Dr. Annice Yarber, Associate Professor of sociology, and Dr. Terry Winemiller, Associate Professor of anthropology and geography, were recently named Distinguished Teaching Professor and Developing Scholar, respectively.
At an awards luncheon on May 1, Dr. Joy Clark, Interim Associate Provost of undergraduate studies, presented Yarber with the award.
"Since her tenure as an assistant and now associate professor at AUM, Dr. Yarber has distinguished herself as a respected colleague in the Department of Sociology and as a teacher and mentor,” Clark said. “Dr. Yarber has developed several new courses for the Department of Sociology and also teaches online. Moreover, she serves as an advisor to sociology students and is the faculty advisor of the Sociology Club. Dr. Yarber was the mentor for the sociology major who, in February, won first place in the undergraduate paper competition at the Alabama-Mississippi Sociological Association meeting in Starkville, Miss. Additionally, she has served on two master’s committees."
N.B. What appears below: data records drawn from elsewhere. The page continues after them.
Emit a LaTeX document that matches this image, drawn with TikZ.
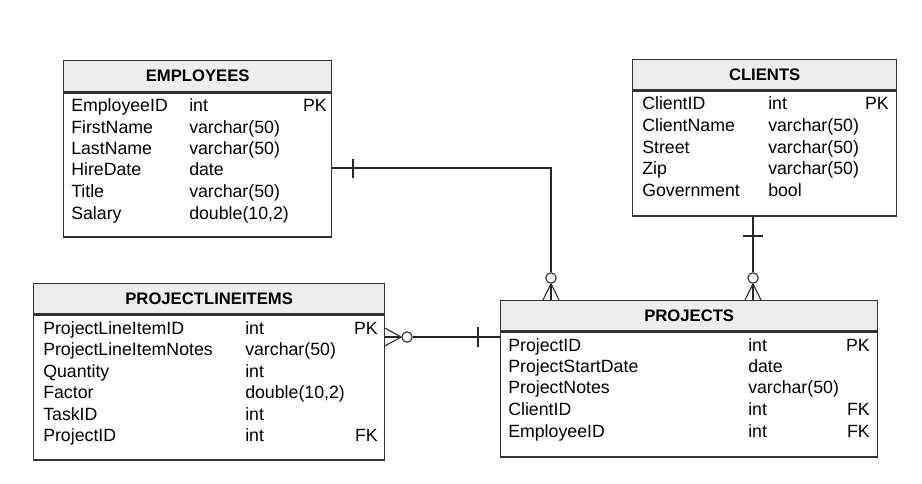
\documentclass[tikz,border=0pt]{standalone}
\usepackage{fontspec}
\setmainfont{Liberation Sans}
\usetikzlibrary{positioning}
\begin{document}
\begin{tikzpicture}[x=0.75pt,y=-0.75pt,
    tabhead/.style={draw=black!80,line width=1pt,fill=black!7,anchor=north west,inner sep=0pt,
      font=\fontsize{12.5}{14}\selectfont\bfseries},
    tabbody/.style={draw=black!80,line width=1pt,fill=white,inner sep=0pt},
    field/.style={anchor=west,inner sep=0pt,text height=9.3pt,text depth=0pt,
      font=\fontsize{13.3}{15}\selectfont},
    key/.style={field,anchor=east},
    rel/.style={line width=0.8pt,black!85},
    zero/.style={circle,draw,line width=0.8pt,black!85,fill=white,minimum size=7.8pt,inner sep=0pt}]
  \useasboundingbox (0,0) rectangle (922,483);

  \node[tabhead,minimum width=201pt,minimum height=23.25pt] (emphead) at (63,60) {EMPLOYEES};
  \node[tabbody,minimum width=201pt,minimum height=108pt,below=0pt of emphead] (emp) {};
  \node[tabhead,minimum width=198pt,minimum height=22.5pt] (clihead) at (632,59) {CLIENTS};
  \node[tabbody,minimum width=198pt,minimum height=93.75pt,below=0pt of clihead] (cli) {};
  \node[tabhead,minimum width=282.75pt,minimum height=22.5pt] (prjhead) at (500,300) {PROJECTS};
  \node[tabbody,minimum width=282.75pt,minimum height=93.75pt,below=0pt of prjhead] (prj) {};
  \node[tabhead,minimum width=263.25pt,minimum height=22.5pt] (plihead) at (33,283) {PROJECTLINEITEMS};
  \node[tabbody,minimum width=263.25pt,minimum height=108.75pt,below=0pt of plihead] (pli) {};

  \node[field] (e1n) at (71,105) {EmployeeID};
  \node[field] (e1t) at (189,105) {int};
  \node[key] (e1k) at (327,105) {PK};
  \node[field] (e2n) at (71,127) {FirstName};
  \node[field] (e2t) at (189,127) {varchar(50)};
  \node[field] (e3n) at (71,148) {LastName};
  \node[field] (e3t) at (189,148) {varchar(50)};
  \node[field] (e4n) at (71,169) {HireDate};
  \node[field] (e4t) at (189,169) {date};
  \node[field] (e5n) at (71,191) {Title};
  \node[field] (e5t) at (189,191) {varchar(50)};
  \node[field] (e6n) at (71,213) {Salary};
  \node[field] (e6t) at (189,213) {double(10,2)};

  \node[field] (c1n) at (642,103) {ClientID};
  \node[field] (c1t) at (768,103) {int};
  \node[key] (c1k) at (889,103) {PK};
  \node[field] (c2n) at (642,125) {ClientName};
  \node[field] (c2t) at (768,125) {varchar(50)};
  \node[field] (c3n) at (642,147) {Street};
  \node[field] (c3t) at (768,147) {varchar(50)};
  \node[field] (c4n) at (642,168) {Zip};
  \node[field] (c4t) at (768,168) {varchar(50)};
  \node[field] (c5n) at (642,190) {Government};
  \node[field] (c5t) at (768,190) {bool};

  \node[field] (p1n) at (508,345) {ProjectID};
  \node[field] (p1t) at (748,345) {int};
  \node[key] (p1k) at (870,345) {PK};
  \node[field] (p2n) at (508,366) {ProjectStartDate};
  \node[field] (p2t) at (748,366) {date};
  \node[field] (p3n) at (508,387) {ProjectNotes};
  \node[field] (p3t) at (748,387) {varchar(50)};
  \node[field] (p4n) at (508,409) {ClientID};
  \node[field] (p4t) at (748,409) {int};
  \node[key] (p4k) at (870,409) {FK};
  \node[field] (p5n) at (508,431) {EmployeeID};
  \node[field] (p5t) at (748,431) {int};
  \node[key] (p5k) at (870,431) {FK};

  \node[field] (l1n) at (43,328) {ProjectLineItemID};
  \node[field] (l1t) at (245,328) {int};
  \node[key] (l1k) at (378,328) {PK};
  \node[field] (l2n) at (43,349) {ProjectLineItemNotes};
  \node[field] (l2t) at (245,349) {varchar(50)};
  \node[field] (l3n) at (43,371) {Quantity};
  \node[field] (l3t) at (245,371) {int};
  \node[field] (l4n) at (43,392) {Factor};
  \node[field] (l4t) at (245,392) {double(10,2)};
  \node[field] (l5n) at (43,414) {TaskID};
  \node[field] (l5t) at (245,414) {int};
  \node[field] (l6n) at (43,435) {ProjectID};
  \node[field] (l6t) at (245,435) {int};
  \node[key] (l6k) at (378,435) {FK};

  \node[zero] (o1) at (551,278) {};
  \node[zero] (o2) at (753,278) {};
  \node[zero] (o3) at (407,337) {};
  \coordinate (a1) at (emphead.north east |- 0,168);
  \coordinate (a3) at (prjhead.south west |- o3);
  \coordinate (f1) at (prjhead.north -| o1);
  \coordinate (f2) at (prjhead.north -| o2);
  \coordinate (f3) at (plihead.south east |- o3);

  \begin{scope}[rel]
    \draw (a1) -| (o1);
    \draw (o1.south) -- (f1);
    \draw (o1.south) -- ([xshift=-6pt]f1);
    \draw (o1.south) -- ([xshift=6pt]f1);
    \draw (353,159) -- (353,178);
    \draw (cli.south -| o2) -- (o2);
    \draw (o2.south) -- (f2);
    \draw (o2.south) -- ([xshift=-6pt]f2);
    \draw (o2.south) -- ([xshift=6pt]f2);
    \draw (743,236) -- (763,236);
    \draw (a3) -- (o3);
    \draw (o3.west) -- (f3);
    \draw (o3.west) -- ([yshift=6.5pt]f3);
    \draw (o3.west) -- ([yshift=-6.5pt]f3);
    \draw (478,327) -- (478,347);
  \end{scope}
\end{tikzpicture}
\end{document}
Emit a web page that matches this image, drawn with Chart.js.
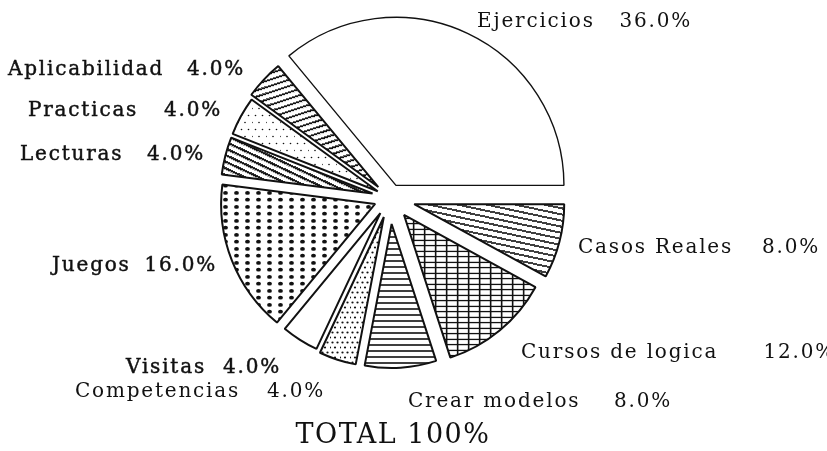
<!DOCTYPE html>
<html>
<head>
<meta charset="utf-8">
<script src="https://cdn.jsdelivr.net/npm/chart.js@4.4.1/dist/chart.umd.min.js"></script>
<style>
  html, body { margin: 0; padding: 0; background: #fff; }
  #marco { width: 827px; height: 451px; }
</style>
</head>
<body>
<div id="marco"><canvas id="grafico"></canvas></div>
<script>
const categorias = ['Ejercicios', 'Casos Reales', 'Cursos de logica', 'Crear modelos', 'Competencias',
                    'Visitas', 'Juegos', 'Lecturas', 'Practicas', 'Aplicabilidad'];
const porcentajes = [36, 8, 12, 8, 4, 4, 16, 4, 4, 4];
const titulo = 'TOTAL 100%';

// separacion de cada porcion desde el centro y su radio (px)
const separacion = [14, 25, 22, 26, 20, 18, 16, 18, 14, 16];
const radios = [168, 150, 150, 144, 150, 150, 154, 152, 156, 157];

// etiquetas: [x del nombre, x final del %, linea base]
const posEtiquetas = [
    [477, 692, 27],
    [578, 820, 253],
    [521, 836, 358],
    [408, 672, 407],
    [75, 325, 397],
    [126, 281, 373],
    [52, 217, 271],
    [20, 205, 160],
    [28, 222, 116],
    [8, 245, 75]
];
const negrita = [false, false, false, false, false, true, true, true, true, true];

const TINTA = '#111111';

function lineas(espacio, grosor, angulo) {
    const c = document.createElement('canvas');
    c.width = 20; c.height = espacio;
    const ctx = c.getContext('2d');
    ctx.fillStyle = '#fff';
    ctx.fillRect(0, 0, c.width, c.height);
    ctx.fillStyle = TINTA;
    ctx.fillRect(0, (espacio - grosor) / 2, c.width, grosor);
    const p = ctx.createPattern(c, 'repeat');
    p.setTransform(new DOMMatrix().rotateSelf(angulo));
    return p;
}

function puntos(ex, ey, rx, ry, escalonado) {
    const c = document.createElement('canvas');
    c.width = ex * 2; c.height = ey * 2;
    const ctx = c.getContext('2d');
    ctx.fillStyle = '#fff';
    ctx.fillRect(0, 0, c.width, c.height);
    ctx.fillStyle = TINTA;
    const pts = [[ex / 2, ey / 2], [ex * 1.5, ey / 2], [ex / 2, ey * 1.5], [ex * 1.5, ey * 1.5]];
    pts.forEach(([x, y], k) => {
        const dx = escalonado && k > 1 ? ex / 2 : 0;
        ctx.beginPath();
        ctx.ellipse((x + dx) % c.width, y, rx, ry, 0, 0, Math.PI * 2);
        ctx.fill();
    });
    return ctx.createPattern(c, 'repeat');
}

function rejilla(ex, ey) {
    const c = document.createElement('canvas');
    c.width = ex; c.height = ey * 2;
    const ctx = c.getContext('2d');
    ctx.fillStyle = '#fff';
    ctx.fillRect(0, 0, c.width, c.height);
    ctx.fillStyle = TINTA;
    ctx.fillRect(ex / 2, 0, 1.6, c.height);
    ctx.fillRect(0, ey / 2, ex, 1.3);
    ctx.fillRect(0, ey * 1.5, ex, 1.3);
    return ctx.createPattern(c, 'repeat');
}

const tramas = [
    '#ffffff',
    lineas(6, 1.6, 12),
    rejilla(11.7, 5.85),
    lineas(6, 1.6, 0),
    puntos(5, 5, 1.1, 1.1, true),
    '#ffffff',
    puntos(11, 7.3, 2.4, 1.9, false),
    lineas(6.5, 2.2, 25),
    puntos(7, 7, 0.8, 0.8, true),
    lineas(6.5, 1.8, -18)
];

// mueve cada porcion hacia fuera y fija su radio
const explotar = {
    id: 'explotar',
    afterDatasetsUpdate(chart) {
        const cx = (chart.chartArea.left + chart.chartArea.right) / 2;
        const cy = (chart.chartArea.top + chart.chartArea.bottom) / 2;
        chart.getDatasetMeta(0).data.forEach((arco, i) => {
            const medio = (arco.startAngle + arco.endAngle) / 2;
            arco.x = cx + Math.cos(medio) * separacion[i];
            arco.y = cy + Math.sin(medio) * separacion[i];
            arco.outerRadius = radios[i];
        });
    },
    beforeDatasetsDraw(chart) {
        chart.ctx.imageSmoothingEnabled = false;
    }
};

const textos = {
    id: 'textos',
    afterDraw(chart) {
        const ctx = chart.ctx;
        ctx.save();
        ctx.fillStyle = TINTA;
        ctx.strokeStyle = TINTA;
        ctx.lineWidth = 0.45;
        ctx.textBaseline = 'alphabetic';
        ctx.letterSpacing = '1.8px';
        ctx.font = '20px "DejaVu Serif"';
        categorias.forEach((nombre, i) => {
            const [xn, xp, yb] = posEtiquetas[i];
            const pct = porcentajes[i].toFixed(1) + '%';
            ctx.textAlign = 'left';
            ctx.fillText(nombre, xn, yb);
            if (negrita[i]) ctx.strokeText(nombre, xn, yb);
            ctx.textAlign = 'right';
            ctx.fillText(pct, xp, yb);
            if (negrita[i]) ctx.strokeText(pct, xp, yb);
        });
        ctx.letterSpacing = '1.5px';
        ctx.font = '27px "DejaVu Serif"';
        ctx.textAlign = 'center';
        ctx.fillText(titulo, 393, 443);
        ctx.restore();
    }
};

new Chart(document.getElementById('grafico'), {
    type: 'pie',
    data: {
        labels: categorias,
        datasets: [{
            data: porcentajes,
            backgroundColor: tramas,
            borderColor: TINTA,
            borderWidth: [1.4, 2, 2, 2, 2, 2, 2, 2, 2, 2]
        }]
    },
    options: {
        responsive: true,
        maintainAspectRatio: false,
        animation: false,
        events: [],
        rotation: -39.6,
        layout: { padding: { left: 0, right: 47, top: 0, bottom: 55 } },
        plugins: {
            legend: { display: false },
            tooltip: { enabled: false }
        }
    },
    plugins: [explotar, textos]
});
</script>
</body>
</html>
Yarber teaches Sociology of Health and Illness, Human Sexuality, Divorce and Remarriage, and Human Behavior and the Social Environment. The Distinguished Teaching Professor award recognizes career accomplishments that show evidence of a productive teaching career. This often includes successful implementation of innovations, such as use of technology in the classroom, student research, teaching-related publications, or the development of new courses.
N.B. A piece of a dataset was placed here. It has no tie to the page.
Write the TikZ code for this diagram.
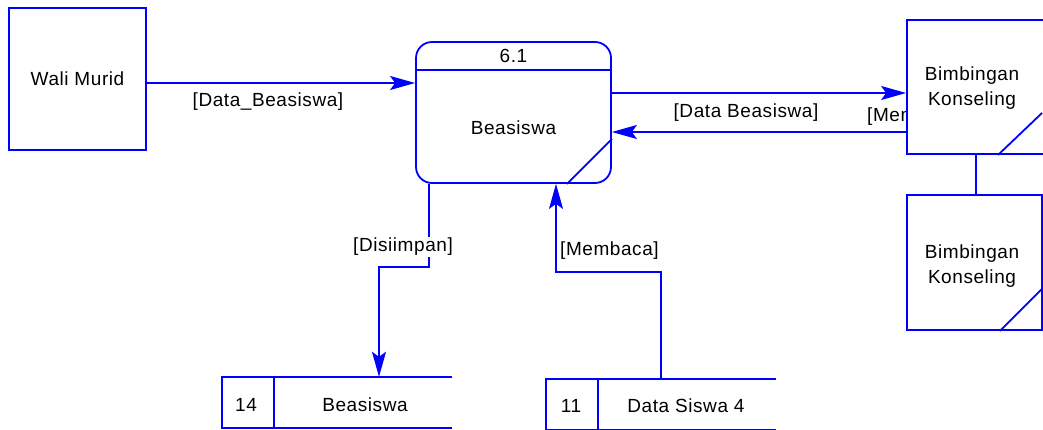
\documentclass[tikz,border=0pt]{standalone}
\usepackage{fontspec}
\setmainfont[LetterSpace=3]{Liberation Sans}
\usetikzlibrary{arrows.meta,calc}
\definecolor{vblue}{RGB}{0,0,255}
\tikzset{
  ln/.style={draw=vblue, line width=1.8pt},
  arr/.style={ln, -{Stealth[length=25pt,width=14pt,inset=5pt]}},
  ent/.style={draw=vblue, line width=1.8pt, fill=white, rectangle, inner sep=0pt, align=center},
  proc/.style={ent, rounded corners=16pt},
  txt/.style={inner sep=0pt, text=black, align=center, font=\fontsize{19}{24.5}\selectfont},
  lbl/.style={txt, fill=white, inner sep=1pt},
  store/.style={rectangle, inner sep=0pt}
}
\begin{document}
\begin{tikzpicture}[x=1pt,y=-1pt]
\useasboundingbox (0,0) rectangle (1043,430);
\clip (0,0) rectangle (1043,430);
\fill[white] (0,0) rectangle (1043,430);

% entities
\node[ent, minimum width=137pt, minimum height=142pt, txt] (wali) at (77.5,79) {Wali Murid};
\node[proc, minimum width=195pt, minimum height=141pt] (proc) at (513.5,112.5) {};
\draw[ln] ($(proc.north west)+(0,29)$) -- ($(proc.north east)+(0,29)$);
\node[txt] (pnum) at ($(proc.north)+(0,15)$) {6.1};
\node[txt] (pname) at (513.5,128) {Beasiswa};
\draw[ln] ($(proc.south east)+(-45,0)$) -- ($(proc.south east)+(0,-45)$);

% label partly hidden behind the entity
\node[txt, anchor=west] (hid) at (867,117) {[Membaca]};

\node[ent, minimum width=138pt, minimum height=134pt] (bk1) at (976,87) {};
\node[txt] (bk1t) at (972,88) {Bimbingan\\Konseling};
\draw[ln] ($(bk1.south west)+(92,0)$) -- ($(bk1.south west)+(136,-42)$);
\node[ent, minimum width=135pt, minimum height=135pt] (bk2) at (974.5,262.5) {};
\node[txt] (bk2t) at (972,266) {Bimbingan\\Konseling};
\draw[ln] ($(bk2.south east)+(-43,0)$) -- ($(bk2.south east)+(0,-43)$);
\draw[ln] (bk1.south) -- (bk1.south |- bk2.north);

% data stores
\node[store, minimum width=230pt, minimum height=51pt] (st1) at (337,402.5) {};
\draw[ln] (st1.north east) -- (st1.north west) -- (st1.south west) -- (st1.south east);
\draw[ln] ($(st1.north west)+(52,0)$) -- ($(st1.south west)+(52,0)$);
\node[txt] (st1n) at (246,405) {14};
\node[txt] (st1t) at (365,405) {Beasiswa};

\node[store, minimum width=230pt, minimum height=51pt] (st2) at (661,404.5) {};
\draw[ln] (st2.north east) -- (st2.north west) -- (st2.south west) -- (st2.south east);
\draw[ln] ($(st2.north west)+(52,0)$) -- ($(st2.south west)+(52,0)$);
\node[txt] (st2n) at (571,406) {11};
\node[txt] (st2t) at (686,406) {Data Siswa 4};

% connectors
\coordinate (w1) at ($(wali.east)+(0,4)$);
\draw[arr] (w1) -- (w1 -| proc.west);
\node[txt] (l1) at (268,102) {[Data\_Beasiswa]};

\coordinate (p1) at ($(proc.east)+(0,-19.5)$);
\draw[arr] (p1) -- (p1 -| bk1.west);
\coordinate (b1) at ($(bk1.west)+(0,45)$);
\draw[arr] (b1) -- (b1 -| proc.east);
\node[txt] (l2) at (746,113) {[Data Beasiswa]};

\coordinate (p2) at ($(proc.south west)+(14,0)$);
\coordinate (s1) at ($(st1.north)+(42,0)$);
\draw[arr] (p2) |- ($(p2)!0.43!(s1)$) -| (s1);
\node[lbl] (l3) at (403,247) {[Disiimpan]};

\coordinate (p3) at ($(proc.south)+(42.5,0)$);
\draw[arr] (st2.north) |- ($(st2.north)!0.55!(p3)$) -| (p3);
\node[txt, anchor=west] (l4) at (560,251) {[Membaca]};
\end{tikzpicture}
\end{document}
Dr. Matt Ragland, Interim Associate Provost of research and graduate studies, presented Winemiller with the Developing Scholar Award. Winemiller is actively engaged in a number of innovative research projects that incorporate geographic information systems (GIS). His primary research interests include Maya archaeology, settlement pattern research, cultural geography, mapping methods, and the application of remote sensing technology and geographic information systems in the study of anthropology, archaeology, and geography. Most recently, Winemiller spearheaded the effort to win a generous grant for AUM from Google Inc. for software and support to develop a public access website similar to Google Earth, the first university project of its kind sponsored by Google. The public can view the project at http://oldfederalroad.aum.edu/
The Developing Scholar award is awarded to Auburn Montgomery faculty members in order to recognize outstanding and sustained contributions to research and creative activities at about the mid-point of their careers. The primary goal of the award is to recognize researchers who have demonstrated the potential to be future research leaders. The award bears an annual stipend of $3,500 for a two-year term.